Your task. Retype all the records with nothing changed.

(Charts and diagrams as code)

---------------

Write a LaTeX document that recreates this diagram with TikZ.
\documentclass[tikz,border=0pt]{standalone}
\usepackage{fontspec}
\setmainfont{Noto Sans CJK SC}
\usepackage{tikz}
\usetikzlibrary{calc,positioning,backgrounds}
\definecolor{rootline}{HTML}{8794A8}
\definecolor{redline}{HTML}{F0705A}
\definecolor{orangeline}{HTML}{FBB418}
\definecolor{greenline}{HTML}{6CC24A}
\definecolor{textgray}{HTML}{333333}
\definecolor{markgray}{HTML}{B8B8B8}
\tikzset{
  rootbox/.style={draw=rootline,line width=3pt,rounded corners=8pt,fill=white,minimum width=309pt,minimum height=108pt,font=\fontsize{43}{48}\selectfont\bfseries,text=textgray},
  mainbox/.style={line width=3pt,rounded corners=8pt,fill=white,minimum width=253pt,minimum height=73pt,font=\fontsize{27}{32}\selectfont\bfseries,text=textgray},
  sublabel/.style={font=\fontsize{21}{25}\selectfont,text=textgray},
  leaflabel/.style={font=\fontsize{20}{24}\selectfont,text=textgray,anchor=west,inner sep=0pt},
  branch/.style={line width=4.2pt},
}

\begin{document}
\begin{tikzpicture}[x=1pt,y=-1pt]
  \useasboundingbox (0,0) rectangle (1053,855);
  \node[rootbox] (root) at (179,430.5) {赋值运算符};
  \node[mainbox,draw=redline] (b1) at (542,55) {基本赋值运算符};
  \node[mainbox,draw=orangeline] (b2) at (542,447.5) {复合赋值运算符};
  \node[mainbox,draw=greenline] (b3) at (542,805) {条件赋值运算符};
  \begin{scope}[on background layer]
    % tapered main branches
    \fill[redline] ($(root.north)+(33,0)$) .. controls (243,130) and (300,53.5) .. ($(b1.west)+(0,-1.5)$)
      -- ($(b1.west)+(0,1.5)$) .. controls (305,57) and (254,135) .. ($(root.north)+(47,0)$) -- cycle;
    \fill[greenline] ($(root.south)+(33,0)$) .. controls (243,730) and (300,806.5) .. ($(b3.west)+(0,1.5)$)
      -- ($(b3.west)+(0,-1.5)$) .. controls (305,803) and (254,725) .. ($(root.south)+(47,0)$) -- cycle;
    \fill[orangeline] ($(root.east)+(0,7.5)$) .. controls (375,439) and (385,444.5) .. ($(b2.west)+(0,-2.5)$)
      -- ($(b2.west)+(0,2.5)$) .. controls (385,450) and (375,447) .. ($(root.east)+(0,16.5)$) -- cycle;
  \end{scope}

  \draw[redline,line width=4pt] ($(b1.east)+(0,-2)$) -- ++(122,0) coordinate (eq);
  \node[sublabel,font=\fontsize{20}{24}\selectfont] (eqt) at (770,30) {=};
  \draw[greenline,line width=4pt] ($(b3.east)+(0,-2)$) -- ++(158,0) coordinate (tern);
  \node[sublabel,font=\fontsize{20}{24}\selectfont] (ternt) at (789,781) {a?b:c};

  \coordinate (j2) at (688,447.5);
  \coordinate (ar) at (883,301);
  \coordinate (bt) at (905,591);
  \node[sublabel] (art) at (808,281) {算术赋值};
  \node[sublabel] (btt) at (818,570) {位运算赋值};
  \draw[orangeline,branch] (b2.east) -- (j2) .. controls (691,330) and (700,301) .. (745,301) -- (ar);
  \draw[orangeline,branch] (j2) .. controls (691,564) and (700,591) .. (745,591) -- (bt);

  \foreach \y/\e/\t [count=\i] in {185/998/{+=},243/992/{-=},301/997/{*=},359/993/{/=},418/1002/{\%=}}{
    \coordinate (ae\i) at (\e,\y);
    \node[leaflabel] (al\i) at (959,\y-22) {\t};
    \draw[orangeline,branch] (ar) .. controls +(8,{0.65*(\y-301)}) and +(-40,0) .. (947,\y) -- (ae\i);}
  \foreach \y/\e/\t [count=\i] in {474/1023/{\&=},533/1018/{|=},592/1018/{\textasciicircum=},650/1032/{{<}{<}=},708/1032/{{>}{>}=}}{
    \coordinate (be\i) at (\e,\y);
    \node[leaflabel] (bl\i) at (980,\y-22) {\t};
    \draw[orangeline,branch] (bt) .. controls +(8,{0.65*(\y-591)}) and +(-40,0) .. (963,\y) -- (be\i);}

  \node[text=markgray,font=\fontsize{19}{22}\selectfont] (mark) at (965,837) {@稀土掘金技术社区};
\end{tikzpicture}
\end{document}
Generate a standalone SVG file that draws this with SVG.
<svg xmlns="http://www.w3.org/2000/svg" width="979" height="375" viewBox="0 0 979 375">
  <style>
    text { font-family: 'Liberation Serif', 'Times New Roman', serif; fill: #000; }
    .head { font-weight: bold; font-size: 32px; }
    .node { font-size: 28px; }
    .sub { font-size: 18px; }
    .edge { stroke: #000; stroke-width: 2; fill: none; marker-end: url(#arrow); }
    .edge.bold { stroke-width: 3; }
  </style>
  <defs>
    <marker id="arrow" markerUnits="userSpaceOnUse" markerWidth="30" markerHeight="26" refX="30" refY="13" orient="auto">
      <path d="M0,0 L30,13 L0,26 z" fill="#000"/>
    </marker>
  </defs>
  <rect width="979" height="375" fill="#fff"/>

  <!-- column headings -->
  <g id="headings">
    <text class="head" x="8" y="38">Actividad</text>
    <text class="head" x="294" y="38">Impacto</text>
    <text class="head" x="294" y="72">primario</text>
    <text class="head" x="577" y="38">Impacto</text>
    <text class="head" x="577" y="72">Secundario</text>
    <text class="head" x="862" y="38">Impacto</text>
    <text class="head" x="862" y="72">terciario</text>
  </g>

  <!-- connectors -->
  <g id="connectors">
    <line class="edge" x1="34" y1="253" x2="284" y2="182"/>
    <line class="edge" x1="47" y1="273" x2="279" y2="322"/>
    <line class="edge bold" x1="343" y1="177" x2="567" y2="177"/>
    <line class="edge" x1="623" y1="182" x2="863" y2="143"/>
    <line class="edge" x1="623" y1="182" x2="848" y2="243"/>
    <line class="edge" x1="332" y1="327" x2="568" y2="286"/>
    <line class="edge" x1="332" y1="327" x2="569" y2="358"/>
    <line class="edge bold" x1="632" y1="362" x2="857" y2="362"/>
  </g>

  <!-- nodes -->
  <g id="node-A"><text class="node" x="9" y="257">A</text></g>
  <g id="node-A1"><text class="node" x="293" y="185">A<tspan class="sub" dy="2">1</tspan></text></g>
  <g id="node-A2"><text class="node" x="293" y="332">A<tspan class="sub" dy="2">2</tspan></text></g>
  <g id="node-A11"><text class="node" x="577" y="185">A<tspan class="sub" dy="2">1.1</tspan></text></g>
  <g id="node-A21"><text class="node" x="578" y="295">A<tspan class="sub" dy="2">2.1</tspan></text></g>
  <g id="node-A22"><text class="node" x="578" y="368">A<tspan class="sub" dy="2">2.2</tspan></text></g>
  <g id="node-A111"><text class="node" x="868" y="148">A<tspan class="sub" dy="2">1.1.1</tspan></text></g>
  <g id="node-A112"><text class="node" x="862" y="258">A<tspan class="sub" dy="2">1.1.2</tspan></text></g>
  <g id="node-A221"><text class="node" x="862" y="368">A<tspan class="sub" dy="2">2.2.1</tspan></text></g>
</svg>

---------------

Reply to the task.
Write a LaTeX document that recreates this diagram with TikZ.
\documentclass[tikz,border=0pt]{standalone}
\usepackage{fontspec}
\setmainfont{Noto Sans CJK SC}
\usepackage{tikz}
\usetikzlibrary{calc,positioning,backgrounds}
\definecolor{rootline}{HTML}{8794A8}
\definecolor{redline}{HTML}{F0705A}
\definecolor{orangeline}{HTML}{FBB418}
\definecolor{greenline}{HTML}{6CC24A}
\definecolor{textgray}{HTML}{333333}
\definecolor{markgray}{HTML}{B8B8B8}
\tikzset{
  rootbox/.style={draw=rootline,line width=3pt,rounded corners=8pt,fill=white,minimum width=309pt,minimum height=108pt,font=\fontsize{43}{48}\selectfont\bfseries,text=textgray},
  mainbox/.style={line width=3pt,rounded corners=8pt,fill=white,minimum width=253pt,minimum height=73pt,font=\fontsize{27}{32}\selectfont\bfseries,text=textgray},
  sublabel/.style={font=\fontsize{21}{25}\selectfont,text=textgray},
  leaflabel/.style={font=\fontsize{20}{24}\selectfont,text=textgray,anchor=west,inner sep=0pt},
  branch/.style={line width=4.2pt},
}

\begin{document}
\begin{tikzpicture}[x=1pt,y=-1pt]
  \useasboundingbox (0,0) rectangle (1053,855);
  \node[rootbox] (root) at (179,430.5) {赋值运算符};
  \node[mainbox,draw=redline] (b1) at (542,55) {基本赋值运算符};
  \node[mainbox,draw=orangeline] (b2) at (542,447.5) {复合赋值运算符};
  \node[mainbox,draw=greenline] (b3) at (542,805) {条件赋值运算符};
  \begin{scope}[on background layer]
    % tapered main branches
    \fill[redline] ($(root.north)+(33,0)$) .. controls (243,130) and (300,53.5) .. ($(b1.west)+(0,-1.5)$)
      -- ($(b1.west)+(0,1.5)$) .. controls (305,57) and (254,135) .. ($(root.north)+(47,0)$) -- cycle;
    \fill[greenline] ($(root.south)+(33,0)$) .. controls (243,730) and (300,806.5) .. ($(b3.west)+(0,1.5)$)
      -- ($(b3.west)+(0,-1.5)$) .. controls (305,803) and (254,725) .. ($(root.south)+(47,0)$) -- cycle;
    \fill[orangeline] ($(root.east)+(0,7.5)$) .. controls (375,439) and (385,444.5) .. ($(b2.west)+(0,-2.5)$)
      -- ($(b2.west)+(0,2.5)$) .. controls (385,450) and (375,447) .. ($(root.east)+(0,16.5)$) -- cycle;
  \end{scope}

  \draw[redline,line width=4pt] ($(b1.east)+(0,-2)$) -- ++(122,0) coordinate (eq);
  \node[sublabel,font=\fontsize{20}{24}\selectfont] (eqt) at (770,30) {=};
  \draw[greenline,line width=4pt] ($(b3.east)+(0,-2)$) -- ++(158,0) coordinate (tern);
  \node[sublabel,font=\fontsize{20}{24}\selectfont] (ternt) at (789,781) {a?b:c};

  \coordinate (j2) at (688,447.5);
  \coordinate (ar) at (883,301);
  \coordinate (bt) at (905,591);
  \node[sublabel] (art) at (808,281) {算术赋值};
  \node[sublabel] (btt) at (818,570) {位运算赋值};
  \draw[orangeline,branch] (b2.east) -- (j2) .. controls (691,330) and (700,301) .. (745,301) -- (ar);
  \draw[orangeline,branch] (j2) .. controls (691,564) and (700,591) .. (745,591) -- (bt);

  \foreach \y/\e/\t [count=\i] in {185/998/{+=},243/992/{-=},301/997/{*=},359/993/{/=},418/1002/{\%=}}{
    \coordinate (ae\i) at (\e,\y);
    \node[leaflabel] (al\i) at (959,\y-22) {\t};
    \draw[orangeline,branch] (ar) .. controls +(8,{0.65*(\y-301)}) and +(-40,0) .. (947,\y) -- (ae\i);}
  \foreach \y/\e/\t [count=\i] in {474/1023/{\&=},533/1018/{|=},592/1018/{\textasciicircum=},650/1032/{{<}{<}=},708/1032/{{>}{>}=}}{
    \coordinate (be\i) at (\e,\y);
    \node[leaflabel] (bl\i) at (980,\y-22) {\t};
    \draw[orangeline,branch] (bt) .. controls +(8,{0.65*(\y-591)}) and +(-40,0) .. (963,\y) -- (be\i);}

  \node[text=markgray,font=\fontsize{19}{22}\selectfont] (mark) at (965,837) {@稀土掘金技术社区};
\end{tikzpicture}
\end{document}
Generate a standalone SVG file that draws this with SVG.
<svg xmlns="http://www.w3.org/2000/svg" width="979" height="375" viewBox="0 0 979 375">
  <style>
    text { font-family: 'Liberation Serif', 'Times New Roman', serif; fill: #000; }
    .head { font-weight: bold; font-size: 32px; }
    .node { font-size: 28px; }
    .sub { font-size: 18px; }
    .edge { stroke: #000; stroke-width: 2; fill: none; marker-end: url(#arrow); }
    .edge.bold { stroke-width: 3; }
  </style>
  <defs>
    <marker id="arrow" markerUnits="userSpaceOnUse" markerWidth="30" markerHeight="26" refX="30" refY="13" orient="auto">
      <path d="M0,0 L30,13 L0,26 z" fill="#000"/>
    </marker>
  </defs>
  <rect width="979" height="375" fill="#fff"/>

  <!-- column headings -->
  <g id="headings">
    <text class="head" x="8" y="38">Actividad</text>
    <text class="head" x="294" y="38">Impacto</text>
    <text class="head" x="294" y="72">primario</text>
    <text class="head" x="577" y="38">Impacto</text>
    <text class="head" x="577" y="72">Secundario</text>
    <text class="head" x="862" y="38">Impacto</text>
    <text class="head" x="862" y="72">terciario</text>
  </g>

  <!-- connectors -->
  <g id="connectors">
    <line class="edge" x1="34" y1="253" x2="284" y2="182"/>
    <line class="edge" x1="47" y1="273" x2="279" y2="322"/>
    <line class="edge bold" x1="343" y1="177" x2="567" y2="177"/>
    <line class="edge" x1="623" y1="182" x2="863" y2="143"/>
    <line class="edge" x1="623" y1="182" x2="848" y2="243"/>
    <line class="edge" x1="332" y1="327" x2="568" y2="286"/>
    <line class="edge" x1="332" y1="327" x2="569" y2="358"/>
    <line class="edge bold" x1="632" y1="362" x2="857" y2="362"/>
  </g>

  <!-- nodes -->
  <g id="node-A"><text class="node" x="9" y="257">A</text></g>
  <g id="node-A1"><text class="node" x="293" y="185">A<tspan class="sub" dy="2">1</tspan></text></g>
  <g id="node-A2"><text class="node" x="293" y="332">A<tspan class="sub" dy="2">2</tspan></text></g>
  <g id="node-A11"><text class="node" x="577" y="185">A<tspan class="sub" dy="2">1.1</tspan></text></g>
  <g id="node-A21"><text class="node" x="578" y="295">A<tspan class="sub" dy="2">2.1</tspan></text></g>
  <g id="node-A22"><text class="node" x="578" y="368">A<tspan class="sub" dy="2">2.2</tspan></text></g>
  <g id="node-A111"><text class="node" x="868" y="148">A<tspan class="sub" dy="2">1.1.1</tspan></text></g>
  <g id="node-A112"><text class="node" x="862" y="258">A<tspan class="sub" dy="2">1.1.2</tspan></text></g>
  <g id="node-A221"><text class="node" x="862" y="368">A<tspan class="sub" dy="2">2.2.1</tspan></text></g>
</svg>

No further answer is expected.